> Supplied data
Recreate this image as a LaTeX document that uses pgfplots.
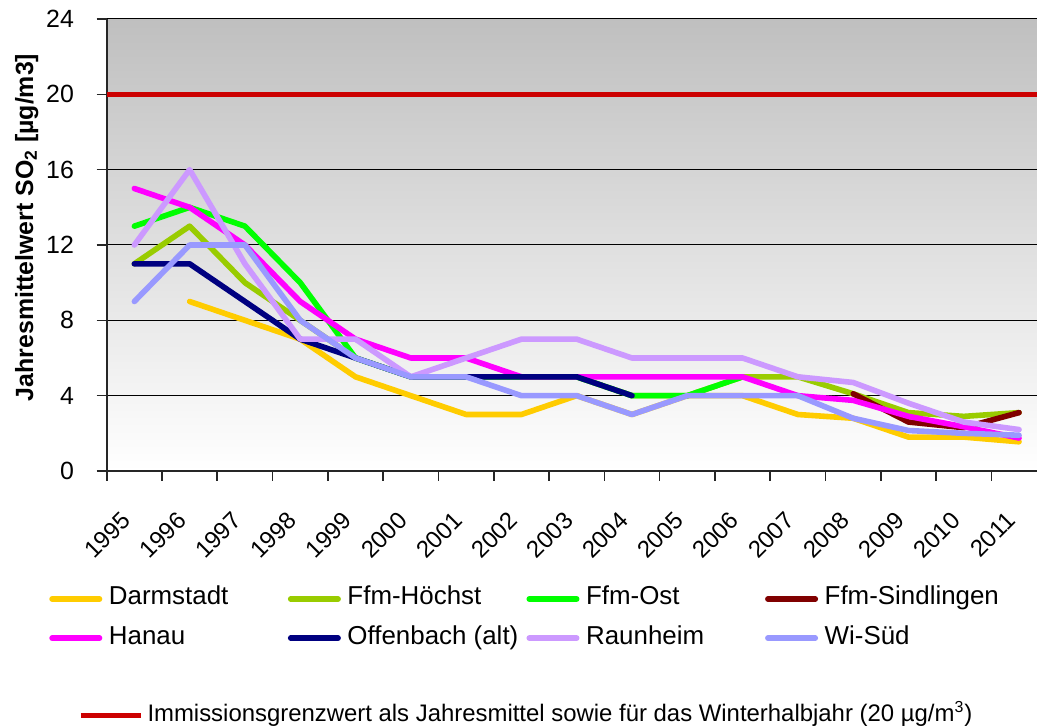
\documentclass[border=0pt]{standalone}
\usepackage{pgfplots}
\pgfplotsset{compat=1.18}
\usepackage{fontspec}
\setmainfont{Liberation Sans}
\definecolor{cDarm}{HTML}{FFCC00}
\definecolor{cHoe}{HTML}{99CC00}
\definecolor{cOst}{HTML}{00FF00}
\definecolor{cSind}{HTML}{800000}
\definecolor{cHanau}{HTML}{FF00FF}
\definecolor{cOff}{HTML}{000080}
\definecolor{cRaun}{HTML}{CC99FF}
\definecolor{cWi}{HTML}{9999FF}
\definecolor{cLimit}{HTML}{CC0000}
\begin{document}
\begin{tikzpicture}
\path[use as bounding box] (0,0) rectangle (518.5bp,363.5bp);
\begin{axis}[
  at={(53.35bp,128bp)}, anchor=south west,
  scale only axis, width=470bp, height=226bp,
  xmin=-0.5, xmax=16.5, ymin=0, ymax=24,
  axis x line*=bottom, axis y line*=left,
  axis line style={black!85, line width=0.8bp},
  axis background/.style={top color=black!25, bottom color=white},
  xtick={0,1,2,3,4,5,6,7,8,9,10,11,12,13,14,15,16},
  xticklabels={1995,1996,1997,1998,1999,2000,2001,2002,2003,2004,2005,2006,2007,2008,2009,2010,2011},
  minor xtick={-0.5,0.5,...,16.5},
  major x tick style={draw=none},
  ytick={0,4,8,12,16,20,24},
  tick align=outside,
  major tick length=5bp, minor tick length=5bp,
  tick style={black!85, line width=0.8bp},
  ymajorgrids,
  major grid style={black, line width=0.5bp},
  /pgf/number format/assume math mode=true,
  yticklabel style={anchor=east, inner sep=0pt, xshift=-11.2bp, font=\fontsize{12.5}{15}\selectfont},
  xticklabel style={inner sep=0pt, anchor=north east, xshift=-7bp, yshift=-14.5bp, rotate=45, font=\fontsize{12}{14}\selectfont},
  ylabel={\textbf{Jahresmittelwert SO\textsubscript{2} [µg/m3]}},
  every axis y label/.style={at={(rel axis cs:-0.0784,0.5387)}, rotate=90, anchor=base, inner sep=0pt, font=\fontsize{12.5}{15}\selectfont},
  every axis plot/.append style={line width=2.8bp, line join=round, line cap=round, mark=none},
  legend columns=4,
  legend cell align=left,
  legend style={at={(rel axis cs:-0.06106,-0.2633)}, anchor=north west, draw=none, fill=none,
    inner sep=0pt, outer sep=0pt, row sep=10.6bp,
    font=\fontsize{13}{15}\selectfont,
    nodes={inner sep=0pt, text height=0.75em, text depth=0.15em},
    /tikz/every odd column/.append style={column sep=3.3bp}},
  legend image code/.code={\path (0bp,0bp) -- (23.7bp,0bp); \draw[#1, line width=2.8bp, line cap=round] (1.4bp,0bp) -- (22.3bp,0bp);},
]
\addplot[cDarm] coordinates {(1,9) (2,8) (3,7) (4,5) (5,4) (6,3) (7,3) (8,4) (9,3) (10,4) (11,4) (12,3) (13,2.8) (14,1.8) (15,1.8) (16,1.55)};
\addlegendentry{\makebox[89.5bp][l]{Darmstadt}}
\addplot[cHoe] coordinates {(0,11) (1,13) (2,10) (3,8) (4,6) (5,5) (6,5) (7,5) (8,5) (9,4) (10,4) (11,5) (12,5) (13,4.1) (14,3.1) (15,2.9) (16,3.1)};
\addlegendentry{\makebox[89.5bp][l]{Ffm-Höchst}}
\addplot[cOst] coordinates {(0,13) (1,14) (2,13) (3,10) (4,6) (5,5) (6,5) (7,5) (8,5) (9,4) (10,4) (11,5)};
\addlegendentry{\makebox[89.5bp][l]{Ffm-Ost}}
\addplot[cSind] coordinates {(13,4.1) (14,2.6) (15,2.3) (16,3.1)};
\addlegendentry{\makebox[89.5bp][l]{Ffm-Sindlingen}}
\addplot[cHanau] coordinates {(0,15) (1,14) (2,12) (3,9) (4,7) (5,6) (6,6) (7,5) (8,5) (9,5) (10,5) (11,5) (12,4) (13,3.75) (14,2.9) (15,2.35) (16,1.75)};
\addlegendentry{\makebox[89.5bp][l]{Hanau}}
\addplot[cOff] coordinates {(0,11) (1,11) (2,9) (3,7) (4,6) (5,5) (6,5) (7,5) (8,5) (9,4)};
\addlegendentry{\makebox[89.5bp][l]{Offenbach (alt)}}
\addplot[cRaun] coordinates {(0,12) (1,16) (2,11) (3,7) (4,7) (5,5) (6,6) (7,7) (8,7) (9,6) (10,6) (11,6) (12,5) (13,4.7) (14,3.6) (15,2.6) (16,2.2)};
\addlegendentry{\makebox[89.5bp][l]{Raunheim}}
\addplot[cWi] coordinates {(0,9) (1,12) (2,12) (3,8) (4,6) (5,5) (6,5) (7,4) (8,4) (9,3) (10,4) (11,4) (12,4) (13,2.8) (14,2.15) (15,2.0) (16,1.9)};
\addlegendentry{\makebox[89.5bp][l]{Wi-Süd}}
\end{axis}
\begin{axis}[
  at={(53.35bp,128bp)}, anchor=south west,
  scale only axis, width=470bp, height=226bp,
  xmin=-0.5, xmax=16.5, ymin=0, ymax=24,
  hide axis,
  legend cell align=left,
  legend style={at={(rel axis cs:-0.03021,-0.5207)}, anchor=north west, draw=none, fill=none,
    inner sep=0pt, outer sep=0pt,
    font=\fontsize{12}{14}\selectfont,
    nodes={inner sep=0pt, text height=0.75em, text depth=0.15em},
    /tikz/every odd column/.append style={column sep=2bp}},
  legend image code/.code={\draw[#1, line width=2.6bp, line cap=butt] (0bp,0bp) -- (30bp,0bp);},
]
\addplot[cLimit, line width=2.6bp, mark=none] coordinates {(-0.5,20) (16.5,20)};
\addlegendentry{Immissionsgrenzwert als Jahresmittel sowie für das Winterhalbjahr (20 µg/m\textsuperscript{3})}
\end{axis}
\end{tikzpicture}
\end{document}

> Exercise aim
Reproduce each line exactly as it appears, omitting the pictures.

> Answer to the exercise
Recreate this image as a LaTeX document that uses pgfplots.
\documentclass[border=0pt]{standalone}
\usepackage{pgfplots}
\pgfplotsset{compat=1.18}
\usepackage{fontspec}
\setmainfont{Liberation Sans}
\definecolor{cDarm}{HTML}{FFCC00}
\definecolor{cHoe}{HTML}{99CC00}
\definecolor{cOst}{HTML}{00FF00}
\definecolor{cSind}{HTML}{800000}
\definecolor{cHanau}{HTML}{FF00FF}
\definecolor{cOff}{HTML}{000080}
\definecolor{cRaun}{HTML}{CC99FF}
\definecolor{cWi}{HTML}{9999FF}
\definecolor{cLimit}{HTML}{CC0000}
\begin{document}
\begin{tikzpicture}
\path[use as bounding box] (0,0) rectangle (518.5bp,363.5bp);
\begin{axis}[
  at={(53.35bp,128bp)}, anchor=south west,
  scale only axis, width=470bp, height=226bp,
  xmin=-0.5, xmax=16.5, ymin=0, ymax=24,
  axis x line*=bottom, axis y line*=left,
  axis line style={black!85, line width=0.8bp},
  axis background/.style={top color=black!25, bottom color=white},
  xtick={0,1,2,3,4,5,6,7,8,9,10,11,12,13,14,15,16},
  xticklabels={1995,1996,1997,1998,1999,2000,2001,2002,2003,2004,2005,2006,2007,2008,2009,2010,2011},
  minor xtick={-0.5,0.5,...,16.5},
  major x tick style={draw=none},
  ytick={0,4,8,12,16,20,24},
  tick align=outside,
  major tick length=5bp, minor tick length=5bp,
  tick style={black!85, line width=0.8bp},
  ymajorgrids,
  major grid style={black, line width=0.5bp},
  /pgf/number format/assume math mode=true,
  yticklabel style={anchor=east, inner sep=0pt, xshift=-11.2bp, font=\fontsize{12.5}{15}\selectfont},
  xticklabel style={inner sep=0pt, anchor=north east, xshift=-7bp, yshift=-14.5bp, rotate=45, font=\fontsize{12}{14}\selectfont},
  ylabel={\textbf{Jahresmittelwert SO\textsubscript{2} [µg/m3]}},
  every axis y label/.style={at={(rel axis cs:-0.0784,0.5387)}, rotate=90, anchor=base, inner sep=0pt, font=\fontsize{12.5}{15}\selectfont},
  every axis plot/.append style={line width=2.8bp, line join=round, line cap=round, mark=none},
  legend columns=4,
  legend cell align=left,
  legend style={at={(rel axis cs:-0.06106,-0.2633)}, anchor=north west, draw=none, fill=none,
    inner sep=0pt, outer sep=0pt, row sep=10.6bp,
    font=\fontsize{13}{15}\selectfont,
    nodes={inner sep=0pt, text height=0.75em, text depth=0.15em},
    /tikz/every odd column/.append style={column sep=3.3bp}},
  legend image code/.code={\path (0bp,0bp) -- (23.7bp,0bp); \draw[#1, line width=2.8bp, line cap=round] (1.4bp,0bp) -- (22.3bp,0bp);},
]
\addplot[cDarm] coordinates {(1,9) (2,8) (3,7) (4,5) (5,4) (6,3) (7,3) (8,4) (9,3) (10,4) (11,4) (12,3) (13,2.8) (14,1.8) (15,1.8) (16,1.55)};
\addlegendentry{\makebox[89.5bp][l]{Darmstadt}}
\addplot[cHoe] coordinates {(0,11) (1,13) (2,10) (3,8) (4,6) (5,5) (6,5) (7,5) (8,5) (9,4) (10,4) (11,5) (12,5) (13,4.1) (14,3.1) (15,2.9) (16,3.1)};
\addlegendentry{\makebox[89.5bp][l]{Ffm-Höchst}}
\addplot[cOst] coordinates {(0,13) (1,14) (2,13) (3,10) (4,6) (5,5) (6,5) (7,5) (8,5) (9,4) (10,4) (11,5)};
\addlegendentry{\makebox[89.5bp][l]{Ffm-Ost}}
\addplot[cSind] coordinates {(13,4.1) (14,2.6) (15,2.3) (16,3.1)};
\addlegendentry{\makebox[89.5bp][l]{Ffm-Sindlingen}}
\addplot[cHanau] coordinates {(0,15) (1,14) (2,12) (3,9) (4,7) (5,6) (6,6) (7,5) (8,5) (9,5) (10,5) (11,5) (12,4) (13,3.75) (14,2.9) (15,2.35) (16,1.75)};
\addlegendentry{\makebox[89.5bp][l]{Hanau}}
\addplot[cOff] coordinates {(0,11) (1,11) (2,9) (3,7) (4,6) (5,5) (6,5) (7,5) (8,5) (9,4)};
\addlegendentry{\makebox[89.5bp][l]{Offenbach (alt)}}
\addplot[cRaun] coordinates {(0,12) (1,16) (2,11) (3,7) (4,7) (5,5) (6,6) (7,7) (8,7) (9,6) (10,6) (11,6) (12,5) (13,4.7) (14,3.6) (15,2.6) (16,2.2)};
\addlegendentry{\makebox[89.5bp][l]{Raunheim}}
\addplot[cWi] coordinates {(0,9) (1,12) (2,12) (3,8) (4,6) (5,5) (6,5) (7,4) (8,4) (9,3) (10,4) (11,4) (12,4) (13,2.8) (14,2.15) (15,2.0) (16,1.9)};
\addlegendentry{\makebox[89.5bp][l]{Wi-Süd}}
\end{axis}
\begin{axis}[
  at={(53.35bp,128bp)}, anchor=south west,
  scale only axis, width=470bp, height=226bp,
  xmin=-0.5, xmax=16.5, ymin=0, ymax=24,
  hide axis,
  legend cell align=left,
  legend style={at={(rel axis cs:-0.03021,-0.5207)}, anchor=north west, draw=none, fill=none,
    inner sep=0pt, outer sep=0pt,
    font=\fontsize{12}{14}\selectfont,
    nodes={inner sep=0pt, text height=0.75em, text depth=0.15em},
    /tikz/every odd column/.append style={column sep=2bp}},
  legend image code/.code={\draw[#1, line width=2.6bp, line cap=butt] (0bp,0bp) -- (30bp,0bp);},
]
\addplot[cLimit, line width=2.6bp, mark=none] coordinates {(-0.5,20) (16.5,20)};
\addlegendentry{Immissionsgrenzwert als Jahresmittel sowie für das Winterhalbjahr (20 µg/m\textsuperscript{3})}
\end{axis}
\end{tikzpicture}
\end{document}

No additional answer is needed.